The same day, Yovanovitch received an email updating her on the social media monitoring.
“Thanks Ambassador — I just wanted you to be aware as we are really trying to help them and recognize how hard everyone is working in this especially trying time,” an official whose name was redacted wrote Yovanovitch. “The good news is our social media team back here is now helping to provide them with the reports they want when Kyiv is asleep/offline — through existing PD tools — so this should greatly help.”
By April 1, 2019, the embassy appears to have been instructed to cease the social media monitoring by officials in Washington.
“Thank you so very much for alerting everyone to this issue. We appreciate you shutting down the automated report,” an email entitled “Ukraine Twitter report” read.
Then in May, a digital media associate for EUR/PD Keniya-Trusant Group told the embassy officials that they would “unfortunately” need to go about monitoring social media posts the “old school way” so as to not violate a little thing called the Privacy Act of 1974.

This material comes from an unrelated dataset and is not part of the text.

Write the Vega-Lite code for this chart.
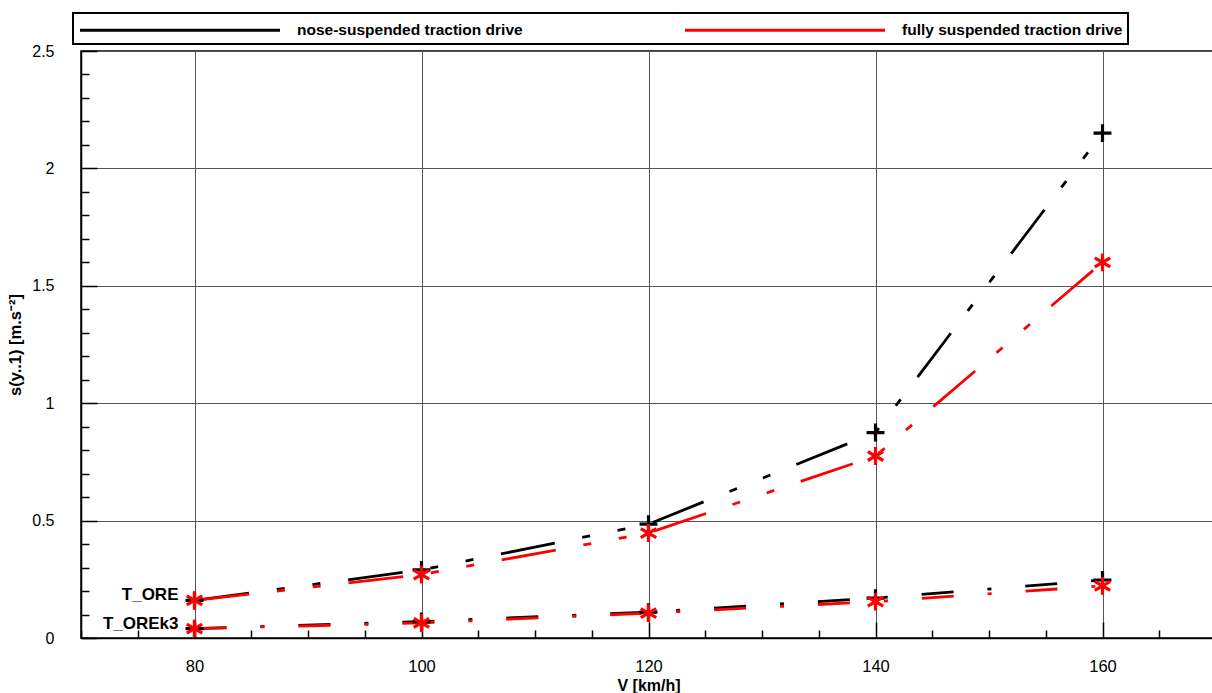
{
  "$schema": "https://vega.github.io/schema/vega-lite/v6.json",
  "width": 1135,
  "height": 587,
  "autosize": "none",
  "padding": {"left": 81, "top": 51, "right": 0, "bottom": 55},
  "background": "white",
  "config": {
    "font": "Liberation Sans",
    "view": {"stroke": "black", "strokeWidth": 1.5},
    "legend": {"strokeWidth": 2}
  },
  "data": {
    "values": [
      {"drive": "nose-suspended traction drive", "case": "T_ORE", "V": 80, "s": 0.16},
      {"drive": "nose-suspended traction drive", "case": "T_ORE", "V": 100, "s": 0.29},
      {"drive": "nose-suspended traction drive", "case": "T_ORE", "V": 120, "s": 0.485},
      {"drive": "nose-suspended traction drive", "case": "T_ORE", "V": 140, "s": 0.875},
      {"drive": "nose-suspended traction drive", "case": "T_ORE", "V": 160, "s": 2.15},
      {"drive": "nose-suspended traction drive", "case": "T_OREk3", "V": 80, "s": 0.04},
      {"drive": "nose-suspended traction drive", "case": "T_OREk3", "V": 100, "s": 0.07},
      {"drive": "nose-suspended traction drive", "case": "T_OREk3", "V": 120, "s": 0.11},
      {"drive": "nose-suspended traction drive", "case": "T_OREk3", "V": 140, "s": 0.17},
      {"drive": "nose-suspended traction drive", "case": "T_OREk3", "V": 160, "s": 0.247},
      {"drive": "fully suspended traction drive", "case": "T_ORE", "V": 80, "s": 0.16},
      {"drive": "fully suspended traction drive", "case": "T_ORE", "V": 100, "s": 0.27},
      {"drive": "fully suspended traction drive", "case": "T_ORE", "V": 120, "s": 0.447},
      {"drive": "fully suspended traction drive", "case": "T_ORE", "V": 140, "s": 0.775},
      {"drive": "fully suspended traction drive", "case": "T_ORE", "V": 160, "s": 1.6},
      {"drive": "fully suspended traction drive", "case": "T_OREk3", "V": 80, "s": 0.04},
      {"drive": "fully suspended traction drive", "case": "T_OREk3", "V": 100, "s": 0.064},
      {"drive": "fully suspended traction drive", "case": "T_OREk3", "V": 120, "s": 0.106},
      {"drive": "fully suspended traction drive", "case": "T_OREk3", "V": 140, "s": 0.155},
      {"drive": "fully suspended traction drive", "case": "T_OREk3", "V": 160, "s": 0.222}
    ]
  },
  "encoding": {
    "x": {
      "field": "V",
      "type": "quantitative",
      "scale": {"domain": [70, 170], "nice": false, "zero": false},
      "axis": {
        "title": "V [km/h]",
        "titleFontSize": 16,
        "titleFontWeight": "bold",
        "titleColor": "black",
        "titleY": 47,
        "titleBaseline": "middle",
        "values": [70, 75, 80, 85, 90, 95, 100, 105, 110, 115, 120, 125, 130, 135, 140, 145, 150, 155, 160, 165, 170],
        "labelExpr": "(datum.value % 20 === 0 && datum.value >= 80 && datum.value <= 160) ? datum.label : ''",
        "labelOverlap": false,
        "labelFlush": false,
        "labelBound": false,
        "labelFontSize": 16.5,
        "labelColor": "black",
        "labelPadding": 36,
        "tickColor": "black",
        "tickWidth": 1.5,
        "tickSize": {"condition": {"test": "datum.value % 20 === 0", "value": -16}, "value": -8},
        "domainColor": "black",
        "domainWidth": 1.5,
        "grid": true,
        "gridColor": "#555555",
        "gridWidth": 1,
        "gridOpacity": {"condition": {"test": "datum.value % 20 === 0 && datum.value >= 80 && datum.value <= 160", "value": 1}, "value": 0}
      }
    },
    "y": {
      "field": "s",
      "type": "quantitative",
      "scale": {"domain": [0, 2.5], "nice": false},
      "axis": {
        "title": "s(y..1) [m.s⁻²]",
        "titleFontSize": 16.5,
        "titleFontWeight": "bold",
        "titleColor": "black",
        "titlePadding": 8,
        "format": "~g",
        "values": [0, 0.1, 0.2, 0.3, 0.4, 0.5, 0.6, 0.7, 0.8, 0.9, 1, 1.1, 1.2, 1.3, 1.4, 1.5, 1.6, 1.7, 1.8, 1.9, 2, 2.1, 2.2, 2.3, 2.4, 2.5],
        "labelExpr": "indexof([0, 0.5, 1, 1.5, 2, 2.5], datum.value) >= 0 ? datum.label : ''",
        "labelOverlap": false,
        "labelFlush": false,
        "labelBound": false,
        "labelFontSize": 16,
        "labelColor": "black",
        "labelPadding": 43,
        "tickColor": "black",
        "tickWidth": 1.5,
        "tickSize": {"condition": {"test": "indexof([0, 0.5, 1, 1.5, 2, 2.5], datum.value) >= 0", "value": -16}, "value": -8},
        "domainColor": "black",
        "domainWidth": 1.5,
        "grid": true,
        "gridColor": "#555555",
        "gridWidth": 1,
        "gridOpacity": {"condition": {"test": "indexof([0.5, 1, 1.5, 2, 2.5], datum.value) >= 0", "value": 1}, "value": 0}
      }
    }
  },
  "layer": [
    {
      "mark": {"type": "line", "strokeWidth": 2.8},
      "encoding": {
        "color": {
          "field": "drive",
          "type": "nominal",
          "scale": {"domain": ["nose-suspended traction drive", "fully suspended traction drive"], "range": ["#000000", "#ff0000"]},
          "legend": {
            "title": null,
            "orient": "none",
            "legendX": -8,
            "legendY": -38,
            "direction": "horizontal",
            "symbolType": "M-1,0L19,0",
            "symbolSize": 400,
            "symbolStrokeWidth": 3.2,
            "labelFontSize": 15.5,
            "labelFontWeight": "bold",
            "labelColor": "black",
            "labelOffset": 195,
            "labelLimit": 0,
            "columnPadding": 155,
            "strokeColor": "black",
            "fillColor": "white",
            "padding": 5
          }
        },
        "strokeDash": {
          "field": "case",
          "type": "nominal",
          "scale": {"domain": ["T_ORE", "T_OREk3"], "range": [[55, 28, 8, 28, 8, 28], [32, 34, 4, 34]]},
          "legend": null
        }
      }
    },
    {
      "transform": [{"filter": "datum.drive === 'nose-suspended traction drive'"}],
      "mark": {"type": "point", "filled": false, "strokeWidth": 3.2, "size": 320, "opacity": 1, "stroke": "#000000", "shape": "M-1,0L1,0M0,-1L0,1"},
      "encoding": {}
    },
    {
      "transform": [{"filter": "datum.drive === 'fully suspended traction drive'"}],
      "mark": {"type": "point", "filled": false, "strokeWidth": 3.2, "size": 320, "opacity": 1, "stroke": "#ff0000", "shape": "M0,-1L0,1M-0.866,-0.5L0.866,0.5M-0.866,0.5L0.866,-0.5"},
      "encoding": {}
    },
    {
      "transform": [{"filter": "datum.V === 80 && datum.drive === 'nose-suspended traction drive'"}],
      "mark": {"type": "text", "align": "right", "baseline": "middle", "dx": -16, "dy": -5, "fontSize": 17, "fontWeight": "bold", "color": "black"},
      "encoding": {
        "text": {"field": "case"}
      }
    }
  ]
}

“Going to chime in here — so regarding the influencers, there are some legal implications of making a list of Facebook influencers of Twitter influencers since they are technically private citizens (even though they’re publicly on the internet) and we cannot compile them into a list and monitor what they are saying using a third-party application without their knowledge,” the associate, whose name was redacted, wrote in an email. “To see what they’re saying, you unfortunately need to use the old school way and manually go to their feeds and view that way. Cumbersome but it’s in compliance with the Privacy Act of 1974.”
Judicial Watch President Tom Fitton responded Tuesday to the release of the memos, arguing they prove that embassy officials essentially “set up an enemies list” for illicit monitoring.